A group of Muslim community leaders are furious that they have been dumped from the committee organising Birmingham’s annual Eid Mela celebrations.
Commuity members, who have been organising the event for more than a decade, were told by the new committee chairman, Coun Majid Mahmood (Lab, Hodge Hill) that they were no longer needed and would be replaced by a committee of seven city councillors.
The family event, which receives £20,000 in council sponsorship, is being held in Cannon Hill Park on September 2 featuring live music, food, art and entertainment.
Former committee member Safdar Mir says that the community representatives are outraged at being dropped in a four line email from the city council.
He said: “This is a draconian decision to disband the existing committee and decide that it will run by elected councillors.
‘‘It shows no respect to the voluntary hard work of the community representatives to build the Eid Mela as landmark event for the Muslim community.
“Maybe this is the council’s new Labour administration’s idea on how Big Society should work in Birmingham.”

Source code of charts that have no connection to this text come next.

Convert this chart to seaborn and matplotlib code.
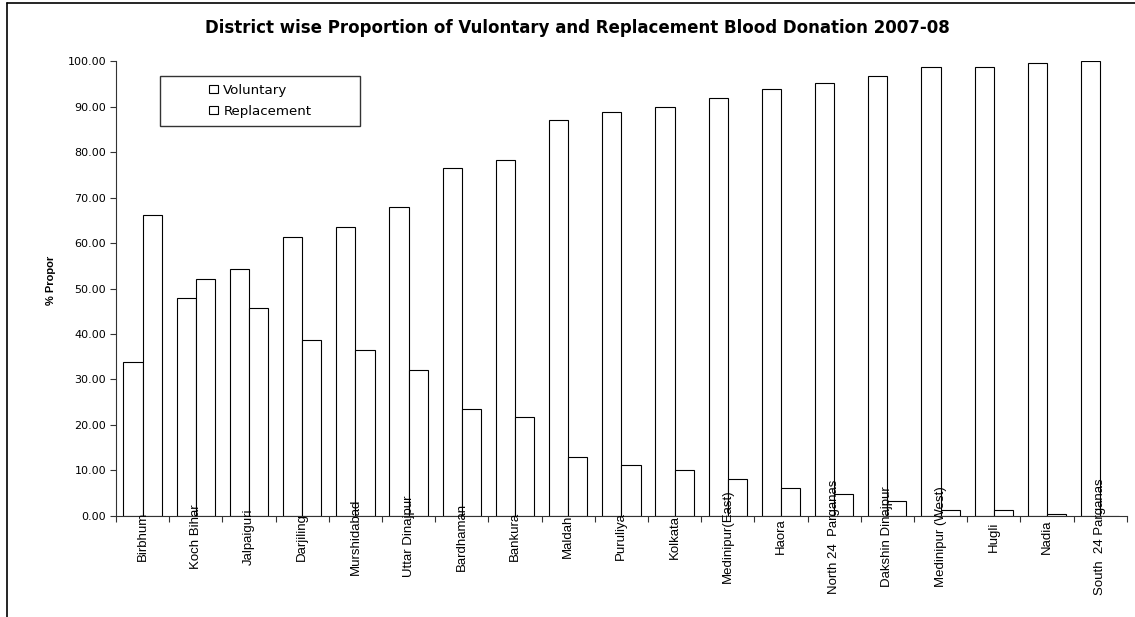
import matplotlib
matplotlib.use("Agg")
import matplotlib.pyplot as plt
from matplotlib.lines import Line2D
from matplotlib.patches import Rectangle, Patch
from matplotlib.ticker import FixedLocator, FormatStrFormatter
import seaborn as sns
import pandas as pd

districts = ["Birbhum", "Koch Bihar", "Jalpaiguri", "Darjiling", "Murshidabad",
             "Uttar Dinajpur", "Bardhaman", "Bankura", "Maldah", "Puruliya",
             "Kolkata", "Medinipur(East)", "Haora", "North 24  Parganas",
             "Dakshin Dinajpur", "Medinipur (West)", "Hugli", "Nadia",
             "South  24 Parganas"]
voluntary = [33.9, 48.0, 54.2, 61.3, 63.5, 68.0, 76.5, 78.3, 87.0, 88.9,
             89.9, 91.9, 93.8, 95.2, 96.8, 98.8, 98.8, 99.6, 100.0]
replacement = [66.1, 52.0, 45.8, 38.7, 36.5, 32.0, 23.5, 21.7, 13.0, 11.1,
               10.1, 8.1, 6.2, 4.8, 3.2, 1.2, 1.2, 0.4, 0.0]
series = ["Voluntary", "Replacement"]

df = pd.DataFrame({
    "District": districts * 2,
    "Type": [series[0]] * len(districts) + [series[1]] * len(districts),
    "Value": voluntary + replacement,
})

sns.set_theme(style="white")
plt.rcParams["font.family"] = ["DejaVu Sans"]
plt.rcParams.update({"text.color": "black", "xtick.color": "black",
                     "ytick.color": "black", "axes.labelcolor": "black"})
NARROW = ["Liberation Sans", "DejaVu Sans"]

W, H = 1135, 617
fig = plt.figure(figsize=(W / 100, H / 100), dpi=100)
ax = fig.add_axes([116 / W, 1 - 515.7 / H, (1126.7 - 116) / W, (515.7 - 61.3) / H])

sns.barplot(data=df, x="District", y="Value", hue="Type", hue_order=series,
            palette=["white", "white"], edgecolor="black", linewidth=0.8,
            width=0.72, gap=0, saturation=1, ax=ax, legend=False)

ax.set_axisbelow(False)
ax.set_ylim(0, 100)
ax.set_xlim(-0.5, len(districts) - 0.5)
ax.set_yticks(range(0, 101, 10))
ax.yaxis.set_major_formatter(FormatStrFormatter("%.2f"))
ax.tick_params(axis="y", length=4, width=0.8, color="#333333", labelsize=8,
               labelcolor="black", pad=3, left=True)

# category labels at centers, tick marks on category boundaries
ax.set_xticks(range(len(districts)))
ax.set_xticklabels(districts, family=NARROW)
ax.xaxis.set_minor_locator(FixedLocator([i - 0.5 for i in range(len(districts) + 1)]))
ax.tick_params(axis="x", which="major", length=0, pad=15, labelsize=9.5,
               labelcolor="black")
ax.tick_params(axis="x", which="minor", length=4, width=0.8, color="#333333",
               bottom=True, direction="out")
for lab in ax.get_xticklabels():
    lab.set_rotation(90)
    lab.set_rotation_mode("anchor")
    lab.set_ha("center")
    lab.set_va("center")

ax.set_xlabel("")
ax.set_ylabel("")
for side in ["top", "right"]:
    ax.spines[side].set_visible(False)
for side in ["left", "bottom"]:
    ax.spines[side].set_color("#333333")
    ax.spines[side].set_linewidth(0.8)
ax.grid(False)

# legend box
x0 = (160 - 116) / (1126.7 - 116)
x1 = (360 - 116) / (1126.7 - 116)
y1 = (515.7 - 75.7) / (515.7 - 61.3)
y0 = (515.7 - 125.7) / (515.7 - 61.3)
ax.add_patch(Rectangle((x0, y0), x1 - x0, y1 - y0, transform=ax.transAxes,
                       facecolor="white", edgecolor="#333333", linewidth=1.0,
                       zorder=5, clip_on=False))
handles = [Patch(facecolor="white", edgecolor="black", linewidth=0.8) for _ in series]
ax.legend(handles, series, loc="center", bbox_to_anchor=((x0 + x1) / 2, (y0 + y1) / 2),
          frameon=False, fontsize=9.6, handlelength=0.7, handleheight=0.55,
          handletextpad=0.4, labelspacing=0.6, labelcolor="black").set_zorder(6)

fig.text(577 / W, 1 - 28 / H,
         "District wise Proportion of Vulontary and Replacement Blood Donation 2007-08",
         ha="center", va="center", fontsize=12, fontweight="bold", color="black")
fig.text(51 / W, 1 - 280 / H, "% Propor", rotation=90, ha="center", va="center",
         fontsize=8, fontweight="bold", family=NARROW, color="black")

# chart area border
fig.add_artist(Line2D([6.5 / W, 6.5 / W], [0, 1 - 3 / H], color="black", linewidth=1.2))
fig.add_artist(Line2D([6.5 / W, 1], [1 - 3 / H, 1 - 3 / H], color="black", linewidth=1.2))

fig.savefig("out.png", dpi=100, facecolor="white")
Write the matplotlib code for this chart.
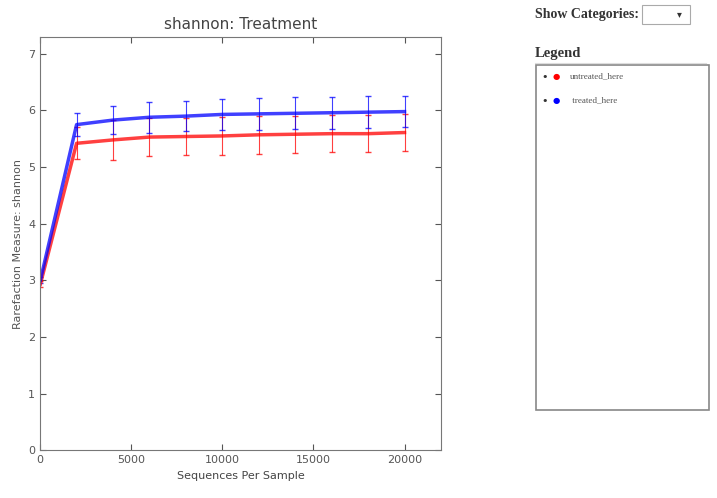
import matplotlib
matplotlib.use("Agg")
import matplotlib.pyplot as plt
from matplotlib.patches import Rectangle

# rarefaction data
seqs = [10, 2000, 4000, 6000, 8000, 10000, 12000, 14000, 16000, 18000, 20000]
red_mean = [2.93, 5.42, 5.48, 5.53, 5.54, 5.55, 5.57, 5.58, 5.59, 5.59, 5.61]
red_err = [0.05, 0.28, 0.35, 0.33, 0.33, 0.34, 0.34, 0.33, 0.33, 0.33, 0.33]
blue_mean = [3.0, 5.75, 5.83, 5.88, 5.90, 5.93, 5.94, 5.95, 5.96, 5.97, 5.98]
blue_err = [0.05, 0.2, 0.25, 0.27, 0.27, 0.28, 0.28, 0.28, 0.28, 0.28, 0.28]
legend_labels = ["untreated_here", " treated_here"]
legend_colors = ["red", "blue"]

fig = plt.figure(figsize=(7.17, 4.98), dpi=100)
ax = fig.add_axes([0.056, 0.096, 0.559, 0.83])

for mean, err, c in [(red_mean, red_err, "red"), (blue_mean, blue_err, "blue")]:
    ax.errorbar(seqs, mean, yerr=err, color=c, lw=2.5, elinewidth=0.8,
                capsize=2, alpha=0.75)

ax.set_xlim(0, 22000)
ax.set_ylim(0, 7.3)
ax.set_xticks([0, 5000, 10000, 15000, 20000])
ax.set_yticks(range(8))
ax.tick_params(direction="in", top=True, right=True, labelsize=8, colors="#555555", length=4)
for s in ax.spines.values():
    s.set_color("#777777")
ax.set_title("shannon: Treatment", fontsize=11, color="#444444")
ax.set_xlabel("Sequences Per Sample", fontsize=8, color="#444444")
ax.set_ylabel("Rarefaction Measure: shannon", fontsize=8, color="#555555")

# html-ish legend panel on the right
fig.text(0.746, 0.97, "Show Categories:", family="Liberation Serif", weight="bold",
         fontsize=10, va="center", color="#333333")
fig.patches.append(Rectangle((0.896, 0.952), 0.066, 0.038, transform=fig.transFigure,
                             fill=False, ec="#aaaaaa", lw=0.8))
fig.text(0.947, 0.971, "\u25be", fontsize=7, va="center", ha="center", color="#333333")
fig.text(0.746, 0.893, "Legend", family="Liberation Serif", weight="bold",
         fontsize=10.5, va="center", color="#333333")
fig.add_artist(plt.Line2D([0.746, 0.985], [0.873, 0.873], transform=fig.transFigure,
                          color="#dddddd", lw=0.8))
fig.patches.append(Rectangle((0.747, 0.177), 0.242, 0.693, transform=fig.transFigure,
                             fill=False, ec="#888888", lw=1.2))
for i, (lab, c) in enumerate(zip(legend_labels, legend_colors)):
    y = 0.846 - i * 0.048
    fig.text(0.755, y, "\u2022", fontsize=8, va="center", color="#333333")
    fig.text(0.770, y, "\u25cf", fontsize=6, va="center", color=c)
    fig.text(0.795, y, lab, family="Liberation Serif", fontsize=6.5, va="center",
             color="#555555")

fig.savefig("out.png", dpi=100)
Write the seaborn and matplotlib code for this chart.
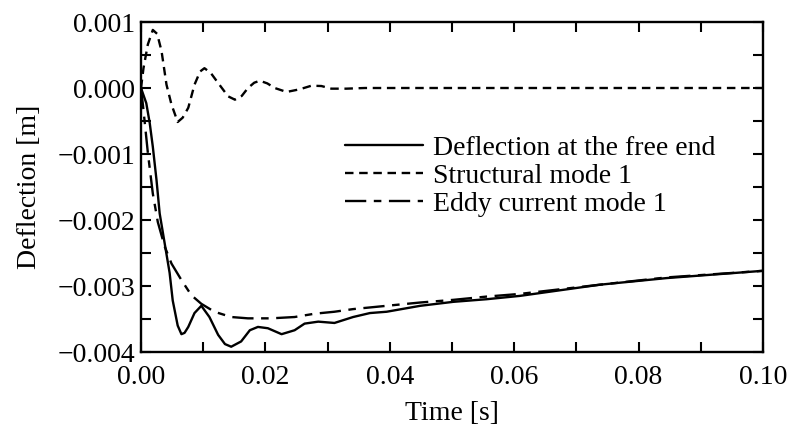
import numpy as np
import pandas as pd
import matplotlib
matplotlib.use("Agg")
import matplotlib.pyplot as plt
import seaborn as sns
from matplotlib.ticker import MultipleLocator, FuncFormatter

# ---- data ----
t_free = [0.0, 0.00085, 0.0014, 0.0019, 0.0025, 0.003, 0.0038, 0.0046, 0.0051, 0.0059,
          0.0065, 0.0070, 0.0076, 0.0086, 0.0097, 0.011, 0.0124, 0.0135, 0.0145, 0.0161,
          0.0175, 0.0188, 0.0204, 0.0226, 0.0247, 0.0263, 0.0285, 0.0311, 0.0341, 0.0368,
          0.0395, 0.0449, 0.0502, 0.0556, 0.0609, 0.0738, 0.0845, 0.1]
y_free = [0.0, -0.00023, -0.00053, -0.00089, -0.0014, -0.0019, -0.00235, -0.0028, -0.00322, -0.0036,
          -0.00373, -0.00371, -0.00362, -0.00341, -0.0033, -0.00347, -0.00374, -0.00388, -0.00392, -0.00384,
          -0.00367, -0.00362, -0.00364, -0.00373, -0.00367, -0.00357, -0.00354, -0.00356, -0.00347, -0.00341,
          -0.00339, -0.0033, -0.00324, -0.0032, -0.00315, -0.00298, -0.00288, -0.00277]

t_struct = [0.0, 0.0004, 0.0011, 0.0019, 0.0026, 0.0033, 0.0041, 0.0049, 0.0059, 0.0067,
            0.0076, 0.0086, 0.0095, 0.0102, 0.0112, 0.0124, 0.014, 0.0151, 0.0162, 0.0172,
            0.0182, 0.0191, 0.0203, 0.0215, 0.0234, 0.0255, 0.0274, 0.029, 0.0306, 0.033,
            0.036, 0.1]
y_struct = [0.0, 0.0003, 0.00066, 0.00088, 0.00082, 0.00056, 0.00005, -0.00025, -0.000515, -0.00045,
            -0.0003, 0.00005, 0.00025, 0.0003, 0.00023, 0.000076, -0.000126, -0.000177, -0.00012, 0.0,
            0.00008, 0.00011, 0.00007, 0.0, -0.00006, -0.00002, 0.000035, 0.00003, -0.00001, -0.00001,
            0.0, 0.0]

t_eddy = [0.0, 0.0003, 0.0006, 0.0011, 0.0019, 0.0027, 0.0038, 0.0049, 0.0065, 0.0081,
          0.0097, 0.0118, 0.0145, 0.0172, 0.0209, 0.0247, 0.0279, 0.0311, 0.0341, 0.0395,
          0.0449, 0.0502, 0.0556, 0.0609, 0.0738, 0.0845, 0.1]
y_eddy = [0.0, -0.00025, -0.00052, -0.00098, -0.0016, -0.00203, -0.0024, -0.00266, -0.00291, -0.00314,
          -0.00327, -0.00339, -0.00347, -0.00349, -0.00349, -0.00347, -0.00342, -0.00339, -0.00335, -0.0033,
          -0.00325, -0.00321, -0.00316, -0.00312, -0.00298, -0.00287, -0.00277]

labels = ["Deflection at the free end", "Structural mode 1", "Eddy current mode 1"]

df_free = pd.DataFrame({"t": t_free, "y": y_free})
df_struct = pd.DataFrame({"t": t_struct, "y": y_struct})
df_eddy = pd.DataFrame({"t": t_eddy, "y": y_eddy})

sns.set_theme(style="ticks")
plt.rcParams["font.family"] = ["Liberation Serif", "DejaVu Serif"]
plt.rcParams["text.color"] = "black"
plt.rcParams["axes.labelcolor"] = "black"
plt.rcParams["xtick.color"] = "black"
plt.rcParams["ytick.color"] = "black"

FS = 20
fig = plt.figure(figsize=(7.93, 4.30), dpi=100)
ax = fig.add_axes([141 / 793, 78 / 430, 622 / 793, 330 / 430])

lw = 1.7
sns.lineplot(data=df_free, x="t", y="y", ax=ax, color="black", lw=lw, sort=False,
             label=labels[0])
sns.lineplot(data=df_struct, x="t", y="y", ax=ax, color="black", lw=lw, sort=False,
             label=labels[1])
sns.lineplot(data=df_eddy, x="t", y="y", ax=ax, color="black", lw=lw, sort=False,
             label=labels[2])
lines = ax.get_lines()
for ln in lines:
    ln.set_solid_joinstyle("round")
    ln.set_dash_joinstyle("round")
lines[1].set_dashes((3.6, 2.4))
lines[2].set_dashes((9, 3.2, 3.2, 3.2))

ax.set_xlim(0, 0.10)
ax.set_ylim(-0.004, 0.001)
ax.xaxis.set_major_locator(MultipleLocator(0.01))
ax.yaxis.set_major_locator(MultipleLocator(0.0005))


def xfmt(v, pos):
    i = int(round(v / 0.01))
    return f"{v:.2f}" if i % 2 == 0 else ""


def yfmt(v, pos):
    i = int(round(v / 0.0005))
    if i % 2 != 0:
        return ""
    s = f"{v:.3f}"
    if s.startswith("-0.000"):
        s = "0.000"
    return s.replace("-", "\u2212")


ax.xaxis.set_major_formatter(FuncFormatter(xfmt))
ax.yaxis.set_major_formatter(FuncFormatter(yfmt))
ax.tick_params(direction="in", length=7, width=1.5, top=True, right=True,
               labelsize=FS, colors="black", labelcolor="black")
ax.tick_params(axis="x", pad=9)
ax.tick_params(axis="y", pad=4)
for sp in ax.spines.values():
    sp.set_linewidth(1.7)
    sp.set_color("black")
    sp.set_visible(True)

ax.set_xlabel("Time [s]", fontsize=FS, labelpad=8, color="black")
ax.set_ylabel("Deflection [m]", fontsize=FS, labelpad=11, color="black")

leg = ax.legend(loc="upper left", bbox_to_anchor=(0.328, 0.656), frameon=False,
                fontsize=FS, handlelength=2.8, handletextpad=0.35,
                labelspacing=0.09, borderpad=0, borderaxespad=0, labelcolor="black")

fig.savefig("out.png", dpi=100)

The Mela is designed to promote Muslim culture and heritage and receives around 40,000 visitors each year as well as coverage internationally. The official Eid festival which marks the end of the holy month of Ramadan, is on August 19.
But the clash with the Olympic Games means the Eid Mela has been put back to September 2, and will be in the park on the same weekend as the Moseley Gardeners’ Festival.
Coun Mahmood has defended the decision saying councillors will ensure it is truly representative of the city and able to secure the funding and sponsorship needed during a time of financial austerity at the City Coucnil.
He said the new committee, which will have four Labour members, two Conservative and one Lib Dem, will ensure it becomes an event for the whole city.
“The Mela is for the whole city, to highlight and showcase the valuable contribution of Muslims to this city.
‘‘We want to welcome all Muslim groups, Pakistanis, Indians, Bangladeshis, Yemenis, Somalis as well as non-Muslims and make it a truly city-wide event.”
He added that the entertainment would showcase city talent as a priority, as opposed to international acts which have tended to appear.